As for the combination of nationalistic and social protests, and attitudes towards Russia which may pose a threat to the independence of Belarus, I must say that this is a complicated issue. Most of the Belarusian population has little interest in Russia as long as the relations with it does not have an impact on their income, while the opposition considers Russia an aggressor by default. There are also pro-Russian groups that believe that the Republic of Belarus should exist only as part of the Russian Federation (they are also not popular among the general population).
If there is a change of power, we will still have to negotiate with the Russian Federation (if there is no attempt at annexation).

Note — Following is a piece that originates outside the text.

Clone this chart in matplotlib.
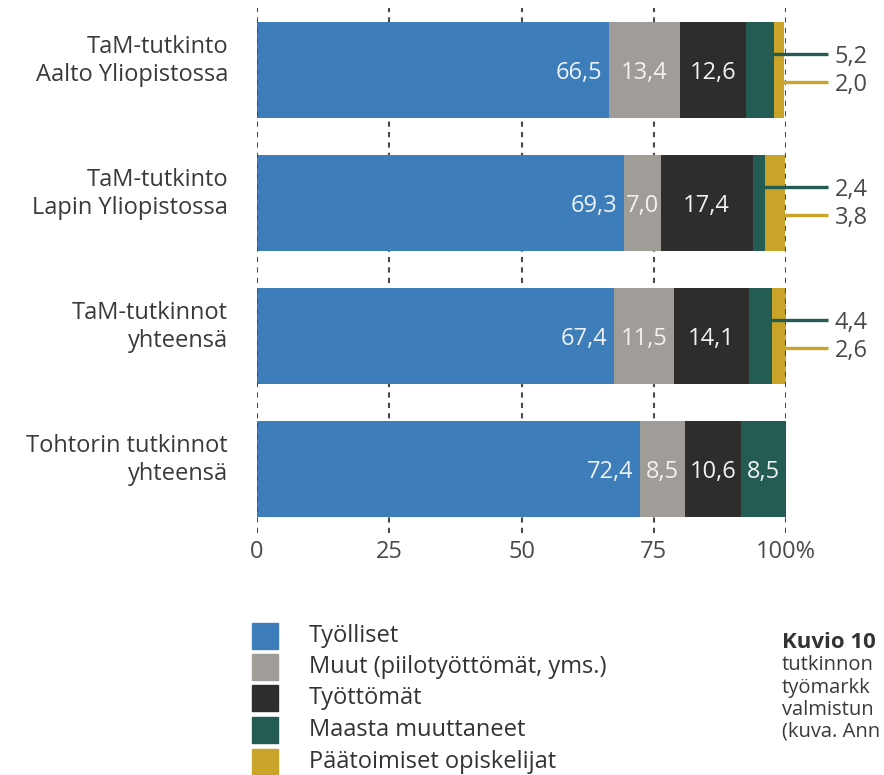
import numpy as np
import matplotlib
matplotlib.use("Agg")
import matplotlib.pyplot as plt
from matplotlib.patches import Rectangle

plt.rcParams['font.family'] = ['Open Sans', 'DejaVu Sans']

# --- data ---
rows = ["TaM-tutkinto\nAalto Yliopistossa",
        "TaM-tutkinto\nLapin Yliopistossa",
        "TaM-tutkinnot\nyhteensä",
        "Tohtorin tutkinnot\nyhteensä"]
categories = ["Työlliset", "Muut (piilotyöttömät, yms.)", "Työttömät",
              "Maasta muuttaneet", "Päätoimiset opiskelijat"]
tyolliset = [66.5, 69.3, 67.4, 72.4]
muut = [13.4, 7.0, 11.5, 8.5]
tyottomat = [12.6, 17.4, 14.1, 10.6]
muuttaneet = [5.2, 2.4, 4.4, 8.5]
opiskelijat = [2.0, 3.8, 2.6, 0.0]
xticks = [0, 25, 50, 75, 100]
xticklabels = ["0", "25", "50", "75", "100%"]
caption = ["tutkinnon", "työmarkk", "valmistun", "(kuva. Ann"]

colors = ["#3c7dba", "#a09c97", "#2f2d2c", "#245b52", "#c9a428"]
series = [tyolliset, muut, tyottomat, muuttaneet, opiskelijat]

W, H = 884, 775
fig = plt.figure(figsize=(W / 100, H / 100), dpi=100)
fig.patch.set_facecolor("white")

# axes placed in pixel terms
ax_left, ax_right, ax_top, ax_bot = 257, 786, 8, 533
ax = fig.add_axes([ax_left / W, 1 - ax_bot / H, (ax_right - ax_left) / W, (ax_bot - ax_top) / H])

y = np.arange(len(rows))
bar_h = 0.72
grid_kw = dict(color="#4a4a4a", lw=1.5, linestyle=(0, (2.5, 2.5)))

# gridlines behind the bars
for xt in xticks[1:-1]:
    ax.axvline(xt, zorder=0, **grid_kw)

left = np.zeros(len(rows))
for vals, col in zip(series, colors):
    vals = np.array(vals)
    ax.barh(y, vals, left=left, height=bar_h, color=col, zorder=2, linewidth=0)
    left += vals

# outer gridlines are drawn over the bars
for xt in (xticks[0], xticks[-1]):
    ax.axvline(xt, zorder=3, **grid_kw)

label_fs = 17
# values inside the bars
for i in range(len(rows)):
    start = 0.0
    for k, vals in enumerate(series):
        v = vals[i]
        txt = f"{v:.1f}".replace(".", ",")
        if v >= 6:
            if k == 0:
                ax.text(start + v - 1.2, y[i], txt, ha="right", va="center_baseline",
                        color="#eef2f6", fontsize=label_fs, zorder=4)
            else:
                ax.text(start + v / 2, y[i], txt, ha="center", va="center_baseline",
                        color="#f2f2f2", fontsize=label_fs, zorder=4)
        start += v

# call-out lines for the thin segments
line_end = 108.0
for i in range(len(rows)):
    end_teal = tyolliset[i] + muut[i] + tyottomat[i] + muuttaneet[i]
    if muuttaneet[i] < 6:
        yy = y[i] - 0.12
        ax.plot([end_teal - 0.6, line_end], [yy, yy], color=colors[3], lw=2.4,
                zorder=5, clip_on=False, solid_capstyle="butt")
        ax.text(line_end + 1.2, yy, f"{muuttaneet[i]:.1f}".replace(".", ","),
                ha="left", va="center_baseline", color="#4a4a4a", fontsize=label_fs,
                clip_on=False)
    if 0 < opiskelijat[i] < 6:
        yy = y[i] + 0.09
        ax.plot([end_teal + opiskelijat[i] * 0.5, line_end], [yy, yy], color=colors[4],
                lw=2.4, zorder=5, clip_on=False, solid_capstyle="butt")
        ax.text(line_end + 1.2, yy, f"{opiskelijat[i]:.1f}".replace(".", ","),
                ha="left", va="center_baseline", color="#4a4a4a", fontsize=label_fs,
                clip_on=False)

ax.set_xlim(0, 100)
ax.set_ylim(3 + (ax_bot - 469) / 133, -(70 - ax_top) / 133)
ax.set_xticks(xticks)
ax.set_xticklabels(xticklabels, fontsize=label_fs, color="#4a4a4a")
ax.set_yticks([])
ax.tick_params(axis="x", length=0, pad=5)

# row labels, right aligned left of the axes and a little above bar centre
for yi, name in zip(y, rows):
    ax.annotate(name, xy=(0, yi), xytext=(-29, 9), textcoords="offset pixels",
                ha="right", va="center", fontsize=label_fs, color="#3a3a3a",
                linespacing=1.2, annotation_clip=False)

for s in ax.spines.values():
    s.set_visible(False)
ax.set_facecolor("none")

# legend, placed by hand
leg_y = [636, 667, 698, 730, 762]
for name, col, yc in zip(categories, colors, leg_y):
    fig.add_artist(Rectangle((252 / W, 1 - (yc + 13) / H), 26 / W, 26 / H,
                             transform=fig.transFigure, color=col))
    fig.text(309 / W, 1 - yc / H, name, ha="left", va="center",
             fontsize=17, fontweight="medium", color="#333333")

# caption (the source shows only its left part)
fig.text(782 / W, 1 - 643 / H, "Kuvio 10", ha="left", va="center",
         fontsize=16, fontweight="bold", color="#333333")
for txt, yc in zip(caption, [665, 688, 710, 732]):
    fig.text(782 / W, 1 - yc / H, txt, ha="left", va="center",
             fontsize=14.5, color="#3a3a3a")

fig.savefig("out.png", dpi=100)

Personally, I do not consider Russia an aggressor against Belarus now. A protracted economic war has been going on for many years, but all conflicts are settled.
Yes, the national opposition creates a visual imagery (since most ordinary people are not capable of it), but their ideas are not dominant, just as their people do not constitute the backbone of the protests. Everything is mixed up at the rallies. I’m not ready to give any forecasts, but most likely the protest movement will decline. Still, the Chernobyl Way [an annual opposition rally in remembrance of the Chernobyl disaster] is in April, so we’ll see.